-- Dataset extract --

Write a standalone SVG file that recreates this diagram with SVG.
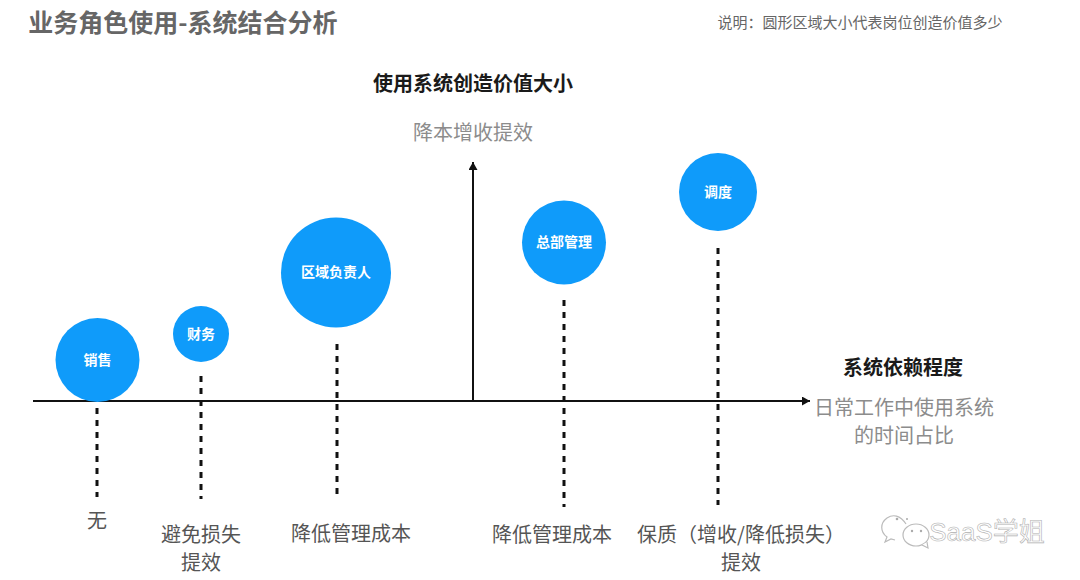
<svg xmlns="http://www.w3.org/2000/svg" width="1080" height="580" viewBox="0 0 1080 580">
<defs>
<marker id="ah" markerUnits="userSpaceOnUse" markerWidth="9" markerHeight="10" refX="8" refY="4.500" orient="auto"><path d="M0 0L8 4.500L0 9Z" fill="#111"/></marker>
</defs>
<style>
text{font-family:"Noto Sans CJK SC","Liberation Sans",sans-serif;text-anchor:middle}
.n{fill:#0F9BFA}
.w{fill:#fff;font-weight:700;font-size:14px}
.l{fill:#555;font-size:20px}
.g{fill:#8c8c8c;font-size:20px}
.b{fill:#1a1a1a;font-weight:700;font-size:20px}
.axis{stroke:#111;stroke-width:2;fill:none;marker-end:url(#ah)}
.d{stroke:#111;stroke-width:3;stroke-dasharray:6 6;fill:none}
</style>
<rect width="1080" height="580" fill="#fff"/>
<text id="title" x="183" y="32" style="font-size:25px;font-weight:700;fill:#666">业务角色使用-系统结合分析</text>
<text id="note" x="860" y="28" style="font-size:15px;fill:#666">说明：圆形区域大小代表岗位创造价值多少</text>
<text id="ytitle" class="b" x="473" y="91">使用系统创造价值大小</text>
<text id="ysub" class="g" x="473" y="140">降本增收提效</text>
<text id="xtitle" class="b" x="903" y="375">系统依赖程度</text>
<text id="xsub1" class="g" x="904" y="415">日常工作中使用系统</text>
<text id="xsub2" class="g" x="904" y="443">的时间占比</text>
<g id="connectors">
<path class="axis" d="M33 401H810"/>
<path class="axis" d="M473 401V162"/>
<path class="d" d="M97 408V497"/>
<path class="d" d="M201 376V499"/>
<path class="d" d="M337 344V499"/>
<path class="d" d="M564 300V507"/>
<path class="d" d="M718 248V505"/>
</g>
<g id="n-sales"><circle class="n" cx="97.500" cy="360" r="42"/><text class="w" x="97.500" y="365">销售</text></g>
<g id="n-finance"><circle class="n" cx="201" cy="334" r="28"/><text class="w" x="201" y="339">财务</text></g>
<g id="n-region"><circle class="n" cx="336" cy="272.500" r="55"/><text class="w" x="336" y="277">区域负责人</text></g>
<g id="n-hq"><circle class="n" cx="564" cy="242.500" r="42"/><text class="w" x="564" y="247">总部管理</text></g>
<g id="n-dispatch"><circle class="n" cx="718" cy="192" r="39"/><text class="w" x="718" y="197">调度</text></g>
<g id="labels">
<text class="l" x="97" y="528">无</text>
<text class="l" x="201" y="542">避免损失</text>
<text class="l" x="201" y="570">提效</text>
<text class="l" x="351" y="541">降低管理成本</text>
<text class="l" x="552" y="542">降低管理成本</text>
<text class="l" x="741" y="542">保质（增收/降低损失）</text>
<text class="l" x="741" y="570">提效</text>
</g>
<g id="watermark" transform="translate(8 0)">
<text x="979" y="541" style="font-size:26px;fill:#fff;stroke:#b0b0b0;stroke-width:.6px;font-family:'Liberation Sans','Noto Sans CJK SC',sans-serif">SaaS学姐</text>
<path d="M898 524c-6-9-13-10-19-6-7 5-7 14 0 19l-2 5 6-3 4 1" fill="none" stroke="#bbb" stroke-width="1.200"/>
<ellipse cx="908" cy="535" rx="13" ry="11" fill="#fff" stroke="#bbb" stroke-width="1.200"/>
<path d="M914 545l6 3-1-6" fill="#fff" stroke="#bbb" stroke-width="1.200"/>
<circle cx="889" cy="519" r="1.300" fill="#aaa"/><circle cx="899" cy="519" r="1" fill="#aaa"/>
<circle cx="904" cy="531" r="1.200" fill="#aaa"/><circle cx="913" cy="531" r="1.200" fill="#aaa"/>
</g>
</svg>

-- What you will do --
Quote the material in full and exactly; do not carry over its pictures.

-- Correct output --
Write a standalone SVG file that recreates this diagram with SVG.
<svg xmlns="http://www.w3.org/2000/svg" width="1080" height="580" viewBox="0 0 1080 580">
<defs>
<marker id="ah" markerUnits="userSpaceOnUse" markerWidth="9" markerHeight="10" refX="8" refY="4.500" orient="auto"><path d="M0 0L8 4.500L0 9Z" fill="#111"/></marker>
</defs>
<style>
text{font-family:"Noto Sans CJK SC","Liberation Sans",sans-serif;text-anchor:middle}
.n{fill:#0F9BFA}
.w{fill:#fff;font-weight:700;font-size:14px}
.l{fill:#555;font-size:20px}
.g{fill:#8c8c8c;font-size:20px}
.b{fill:#1a1a1a;font-weight:700;font-size:20px}
.axis{stroke:#111;stroke-width:2;fill:none;marker-end:url(#ah)}
.d{stroke:#111;stroke-width:3;stroke-dasharray:6 6;fill:none}
</style>
<rect width="1080" height="580" fill="#fff"/>
<text id="title" x="183" y="32" style="font-size:25px;font-weight:700;fill:#666">业务角色使用-系统结合分析</text>
<text id="note" x="860" y="28" style="font-size:15px;fill:#666">说明：圆形区域大小代表岗位创造价值多少</text>
<text id="ytitle" class="b" x="473" y="91">使用系统创造价值大小</text>
<text id="ysub" class="g" x="473" y="140">降本增收提效</text>
<text id="xtitle" class="b" x="903" y="375">系统依赖程度</text>
<text id="xsub1" class="g" x="904" y="415">日常工作中使用系统</text>
<text id="xsub2" class="g" x="904" y="443">的时间占比</text>
<g id="connectors">
<path class="axis" d="M33 401H810"/>
<path class="axis" d="M473 401V162"/>
<path class="d" d="M97 408V497"/>
<path class="d" d="M201 376V499"/>
<path class="d" d="M337 344V499"/>
<path class="d" d="M564 300V507"/>
<path class="d" d="M718 248V505"/>
</g>
<g id="n-sales"><circle class="n" cx="97.500" cy="360" r="42"/><text class="w" x="97.500" y="365">销售</text></g>
<g id="n-finance"><circle class="n" cx="201" cy="334" r="28"/><text class="w" x="201" y="339">财务</text></g>
<g id="n-region"><circle class="n" cx="336" cy="272.500" r="55"/><text class="w" x="336" y="277">区域负责人</text></g>
<g id="n-hq"><circle class="n" cx="564" cy="242.500" r="42"/><text class="w" x="564" y="247">总部管理</text></g>
<g id="n-dispatch"><circle class="n" cx="718" cy="192" r="39"/><text class="w" x="718" y="197">调度</text></g>
<g id="labels">
<text class="l" x="97" y="528">无</text>
<text class="l" x="201" y="542">避免损失</text>
<text class="l" x="201" y="570">提效</text>
<text class="l" x="351" y="541">降低管理成本</text>
<text class="l" x="552" y="542">降低管理成本</text>
<text class="l" x="741" y="542">保质（增收/降低损失）</text>
<text class="l" x="741" y="570">提效</text>
</g>
<g id="watermark" transform="translate(8 0)">
<text x="979" y="541" style="font-size:26px;fill:#fff;stroke:#b0b0b0;stroke-width:.6px;font-family:'Liberation Sans','Noto Sans CJK SC',sans-serif">SaaS学姐</text>
<path d="M898 524c-6-9-13-10-19-6-7 5-7 14 0 19l-2 5 6-3 4 1" fill="none" stroke="#bbb" stroke-width="1.200"/>
<ellipse cx="908" cy="535" rx="13" ry="11" fill="#fff" stroke="#bbb" stroke-width="1.200"/>
<path d="M914 545l6 3-1-6" fill="#fff" stroke="#bbb" stroke-width="1.200"/>
<circle cx="889" cy="519" r="1.300" fill="#aaa"/><circle cx="899" cy="519" r="1" fill="#aaa"/>
<circle cx="904" cy="531" r="1.200" fill="#aaa"/><circle cx="913" cy="531" r="1.200" fill="#aaa"/>
</g>
</svg>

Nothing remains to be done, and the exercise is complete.